• [WHAT IS ASKED] Reproduce precisely the lines between the start of the data below and the line with "import plotly.graph_objects as go", both included.

• [DATASET SECTION]
===============

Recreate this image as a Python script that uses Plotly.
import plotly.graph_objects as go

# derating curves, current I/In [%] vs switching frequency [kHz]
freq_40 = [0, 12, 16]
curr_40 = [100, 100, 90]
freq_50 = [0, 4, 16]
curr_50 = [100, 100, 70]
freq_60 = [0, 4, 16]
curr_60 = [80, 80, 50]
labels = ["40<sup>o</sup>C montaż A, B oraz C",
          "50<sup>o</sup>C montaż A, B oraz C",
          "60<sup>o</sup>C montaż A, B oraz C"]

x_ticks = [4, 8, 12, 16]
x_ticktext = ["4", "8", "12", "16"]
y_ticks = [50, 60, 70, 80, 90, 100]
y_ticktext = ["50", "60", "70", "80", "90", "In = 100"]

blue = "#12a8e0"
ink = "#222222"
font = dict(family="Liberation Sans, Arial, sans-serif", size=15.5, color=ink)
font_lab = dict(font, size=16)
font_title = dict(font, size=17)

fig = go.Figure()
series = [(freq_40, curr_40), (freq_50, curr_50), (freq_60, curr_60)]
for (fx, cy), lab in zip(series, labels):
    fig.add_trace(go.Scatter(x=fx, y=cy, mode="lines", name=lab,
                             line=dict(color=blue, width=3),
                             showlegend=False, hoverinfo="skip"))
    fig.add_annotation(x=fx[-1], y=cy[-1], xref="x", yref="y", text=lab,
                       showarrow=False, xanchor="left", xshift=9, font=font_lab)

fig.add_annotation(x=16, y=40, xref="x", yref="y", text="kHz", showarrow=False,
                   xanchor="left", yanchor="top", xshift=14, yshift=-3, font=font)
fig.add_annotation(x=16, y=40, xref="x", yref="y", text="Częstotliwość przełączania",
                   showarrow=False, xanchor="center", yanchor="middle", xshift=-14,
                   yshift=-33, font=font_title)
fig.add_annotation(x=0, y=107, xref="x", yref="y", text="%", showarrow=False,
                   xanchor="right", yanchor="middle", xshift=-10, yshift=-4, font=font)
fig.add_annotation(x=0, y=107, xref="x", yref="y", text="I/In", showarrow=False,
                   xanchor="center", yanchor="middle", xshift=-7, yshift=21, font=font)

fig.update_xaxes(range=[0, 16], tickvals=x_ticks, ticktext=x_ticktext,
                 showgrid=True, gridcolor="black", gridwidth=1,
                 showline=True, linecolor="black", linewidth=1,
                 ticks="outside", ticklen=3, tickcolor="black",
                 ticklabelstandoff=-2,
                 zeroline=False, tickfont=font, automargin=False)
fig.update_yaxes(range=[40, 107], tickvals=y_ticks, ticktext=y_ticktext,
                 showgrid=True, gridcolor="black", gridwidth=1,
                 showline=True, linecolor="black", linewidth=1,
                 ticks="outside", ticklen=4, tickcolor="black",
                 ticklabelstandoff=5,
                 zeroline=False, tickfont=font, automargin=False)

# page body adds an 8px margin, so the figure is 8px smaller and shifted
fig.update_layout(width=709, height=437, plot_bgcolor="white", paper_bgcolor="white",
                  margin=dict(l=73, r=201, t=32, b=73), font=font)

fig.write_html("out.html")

===============

• [OUTPUT]
Recreate this image as a Python script that uses Plotly.
import plotly.graph_objects as go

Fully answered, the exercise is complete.